Georgia Department of Corrections/Getty Images
Georgia executes man for 1979 killing
SCOTUS denied appeals filed by Brandon Astor Jones' lawyers seeking to halt execution
February 2, 201610:10PM ETUpdated February 3, 2016 1:25AM ET
Georgia executed a 72-year-old man, its oldest death row inmate, early Wednesday for the killing of a convenience store manager during a robbery decades ago.
The state Department of Corrections says Brandon Astor Jones was pronounced dead at 12:46 a.m. Wednesday after a lethal injection at the state prison in Jackson. He was convicted in the shooting death of suburban Atlanta store manager Roger Tackett.
Jones was originally scheduled to receive an injection of the barbiturate pentobarbital at 7 p.m. but the punishment was delayed for several hours while the U.S. Supreme Court considered late appeals from Jones' attorneys. They asked the justices to block the execution for either of two reasons: because Jones was challenging Georgia's lethal injection secrecy law or because he said his sentence was disproportionate to his crime.
During the delay, Jones waited in a holding cell near the execution chamber as the scheduled time passed, according to The Atlanta Journal Constitution.
About 11 p.m. Tuesday, U.S. Supreme Court Justice Clarence Thomas denied the requests for a stay, the newspaper reported. That meant Jones’ execution would go forward.
The Georgia Board of Pardons and Paroles, the only entity in Georgia authorized to commute a death sentence, on Monday declined to grant Jones clemency. On Tuesday, the Georgia Supreme Court rejected an appeal that claimed Jones' death sentence was disproportionate to the crime.
Also Tuesday, the 11th U.S. Circuit Court of Appeals declined to give a full-court hearing to a challenge to the constitutionality of the state's execution secrecy law. The law classifies as a confidential state secret the identity of any person or entity involved in an execution, including the drug producer.
According to evidence at his trial, Jones and another man, Van Roosevelt Solomon, were arrested at the Cobb County store by a policeman who had driven a stranded motorist there to use a pay phone about 1:45 a.m. on June 17, 1979. The officer knew the store usually closed at midnight and was suspicious when he saw a car out front with the driver's door open and lights still on in the store.

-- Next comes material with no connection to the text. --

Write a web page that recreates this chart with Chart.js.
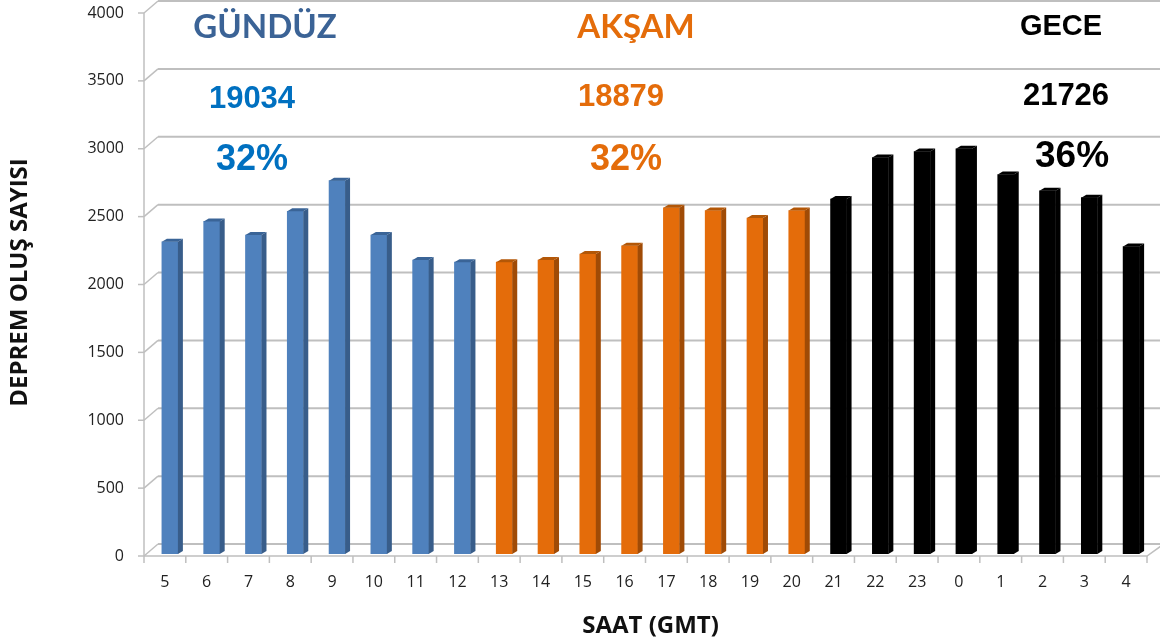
<!DOCTYPE html>
<html>
<head>
<meta charset="utf-8">
<script src="https://cdn.jsdelivr.net/npm/chart.js@4.4.0/dist/chart.umd.min.js"></script>
<style>
  html, body { margin: 0; padding: 0; background: #fff; }
  #wrap { width: 1160px; height: 644px; }
</style>
</head>
<body>
<div id="wrap"><canvas id="chart" width="1160" height="644"></canvas></div>
<script>
// hourly earthquake counts, GMT hours 5..4
const hours = ['5', '6', '7', '8', '9', '10', '11', '12', '13', '14', '15', '16',
  '17', '18', '19', '20', '21', '22', '23', '0', '1', '2', '3', '4']
const counts = [2300, 2450, 2350, 2525, 2750, 2350, 2165, 2150,
  2150, 2165, 2210, 2270, 2550, 2530, 2475, 2530,
  2615, 2920, 2965, 2985, 2795, 2675, 2625, 2265]

const periods = ['GÜNDÜZ', 'AKŞAM', 'GECE']
const periodHours = [8, 8, 8]
const periodTotals = [19034, 18879, 21726]
const periodShares = ['32%', '32%', '36%']

const FRONT = ['#4F81BD', '#E46C0A', '#000000']
const SIDE = ['#385D8A', '#A04B06', '#000000']
const CAP = ['#3A6497', '#B35707', '#000000']
const HEAD_COLORS = ['#3B6396', '#E46C0A', '#000000']
const NUM_COLORS = ['#0070C0', '#E46C0A', '#000000']

const GRID = '#BFBFBF'
const DX = 14, DY = -10 // back wall offset
const SHIFT = 5 // bars sit a little right of their label
const FRONT_DY = 2 // front edge sits a bit below the bars' base

function periodOf(i) {
  let acc = 0
  for (let p = 0; p < periodHours.length; p++) {
    acc += periodHours[p]
    if (i < acc) return p
  }
  return periodHours.length - 1
}

const wallPlugin = {
  id: 'wall',
  beforeDatasetsDraw(chart) {
    const { ctx, scales: { x, y } } = chart
    const left = x.left - SHIFT
    const right = x.right - SHIFT
    ctx.save()
    ctx.strokeStyle = GRID
    // back wall grid and connectors
    for (let v = 0; v <= 4000; v += 500) {
      const py = y.getPixelForValue(v)
      ctx.lineWidth = 2
      ctx.beginPath()
      ctx.moveTo(left + DX, py + DY)
      ctx.lineTo(chart.width, py + DY)
      ctx.stroke()
      ctx.lineWidth = 1.5
      ctx.beginPath()
      ctx.moveTo(left, py + FRONT_DY)
      ctx.lineTo(left + DX, py + DY)
      ctx.stroke()
      // front tick
      ctx.beginPath()
      ctx.moveTo(left - 6, py + FRONT_DY)
      ctx.lineTo(left, py + FRONT_DY)
      ctx.stroke()
    }
    // front axis line
    ctx.lineWidth = 1.5
    ctx.beginPath()
    ctx.moveTo(left, y.getPixelForValue(4000) + FRONT_DY)
    ctx.lineTo(left, y.getPixelForValue(0) + FRONT_DY)
    ctx.stroke()
    // floor front edge + right connector
    const base = y.getPixelForValue(0) + FRONT_DY
    ctx.beginPath()
    ctx.moveTo(left, base)
    ctx.lineTo(right, base)
    ctx.lineTo(right + DX, base + DY)
    ctx.stroke()
    // category tick marks
    const w = (x.right - x.left) / hours.length
    for (let i = 0; i <= hours.length; i++) {
      const px = x.left + i * w - SHIFT
      ctx.beginPath()
      ctx.moveTo(px, base)
      ctx.lineTo(px, base + 7)
      ctx.stroke()
    }
    ctx.restore()
  },
  afterDatasetsDraw(chart) {
    const { ctx } = chart
    const meta = chart.getDatasetMeta(0)
    ctx.save()
    meta.data.forEach((el, i) => {
      const p = periodOf(i)
      const l = el.x - el.width / 2
      const r = el.x + el.width / 2
      const d = 5, h = 3
      ctx.fillStyle = SIDE[p]
      ctx.beginPath()
      ctx.moveTo(r, el.y)
      ctx.lineTo(r + d, el.y - h)
      ctx.lineTo(r + d, el.base - h)
      ctx.lineTo(r, el.base)
      ctx.closePath()
      ctx.fill()
      ctx.fillStyle = CAP[p]
      ctx.beginPath()
      ctx.moveTo(l, el.y)
      ctx.lineTo(l + d, el.y - h)
      ctx.lineTo(r + d, el.y - h)
      ctx.lineTo(r, el.y)
      ctx.closePath()
      ctx.fill()
    })
    ctx.restore()
  },
}

const headPos = [[265, 27], [636, 27], [1061, 27]]
const totalPos = [[252, 99], [621, 97], [1066, 96]]
const sharePos = [[252, 160], [626, 160], [1072, 157]]

const textPlugin = {
  id: 'periodText',
  afterDraw(chart) {
    const { ctx } = chart
    ctx.save()
    ctx.textAlign = 'center'
    ctx.textBaseline = 'middle'
    periods.forEach((name, p) => {
      ctx.fillStyle = HEAD_COLORS[p]
      ctx.font = p === 2 ? 'bold 29px "Liberation Sans"' : 'bold 33px Lato'
      ctx.fillText(name, headPos[p][0], headPos[p][1])
      ctx.fillStyle = NUM_COLORS[p]
      ctx.font = 'bold 31px "Liberation Sans"'
      ctx.fillText(String(periodTotals[p]), totalPos[p][0], totalPos[p][1])
      ctx.font = p === 2 ? 'bold 37px "Liberation Sans"' : 'bold 36px "Liberation Sans"'
      ctx.fillText(periodShares[p], sharePos[p][0], sharePos[p][1])
    })
    ctx.restore()
  },
}

const ctx = document.getElementById('chart')
new Chart(ctx, {
  type: 'bar',
  data: {
    labels: hours,
    datasets: [
      {
        data: counts,
        backgroundColor: counts.map((_, i) => FRONT[periodOf(i)]),
        borderWidth: 0,
        barThickness: 16,
      },
    ],
  },
  options: {
    responsive: false,
    animation: false,
    layout: { padding: { top: 11, right: 8, left: 0, bottom: 0 } },
    plugins: {
      legend: { display: false },
      tooltip: { enabled: false },
    },
    scales: {
      x: {
        grid: { display: false, drawTicks: false },
        border: { display: false },
        ticks: {
          color: '#222',
          font: { family: 'Open Sans', size: 16 },
          padding: 19,
          labelOffset: -SHIFT,
          maxRotation: 0,
          autoSkip: false,
        },
        title: {
          display: true,
          text: 'SAAT (GMT)',
          color: '#111',
          font: { family: 'Open Sans', size: 24, weight: 'bold' },
          padding: { top: 0, bottom: 3 },
        },
        afterFit(scale) {
          scale.height = 90
          scale.paddingLeft = 0
          scale.paddingRight = 0
        },
      },
      y: {
        min: 0,
        max: 4000,
        grid: { display: false, drawTicks: false },
        border: { display: false },
        ticks: {
          stepSize: 500,
          padding: 25,
          labelOffset: FRONT_DY,
          color: '#222',
          font: { family: 'Open Sans', size: 16 },
          callback: (v) => String(v),
        },
        title: {
          display: true,
          text: 'DEPREM OLUŞ SAYISI',
          color: '#111',
          font: { family: 'Open Sans', size: 24, weight: 'bold' },
          padding: { top: 6, bottom: 4 },
        },
        afterFit(scale) {
          scale.width = 149
          scale.paddingTop = 0
          scale.paddingBottom = 0
        },
      },
    },
  },
  plugins: [wallPlugin, textPlugin],
})
</script>
</body>
</html>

Through the front window, he saw Jones stick his head out of the storeroom door at the back of the store and look around before closing the door, prosecutors have said. The officer entered the store and drew his weapon after hearing four shots.
He yelled, "Police, come on out," and approached the storeroom when no one responded. He found Jones and Solomon just inside the storeroom door and took them into custody, prosecutors have said. Tackett's body was found inside the storeroom.
Tests showed each man had recently fired a gun or handled a recently fired gun. The cash drawer had been removed and was found wrapped in a plastic bag.
Jones was convicted in October 1979 and sentenced to death. A federal judge in 1989 ordered a new sentencing hearing because jurors had improperly been allowed to bring a Bible into the deliberation room. Jones was resentenced to death in 1997.
Solomon, who was also convicted and sentenced to death, was executed in Georgia's electric chair in February 1985.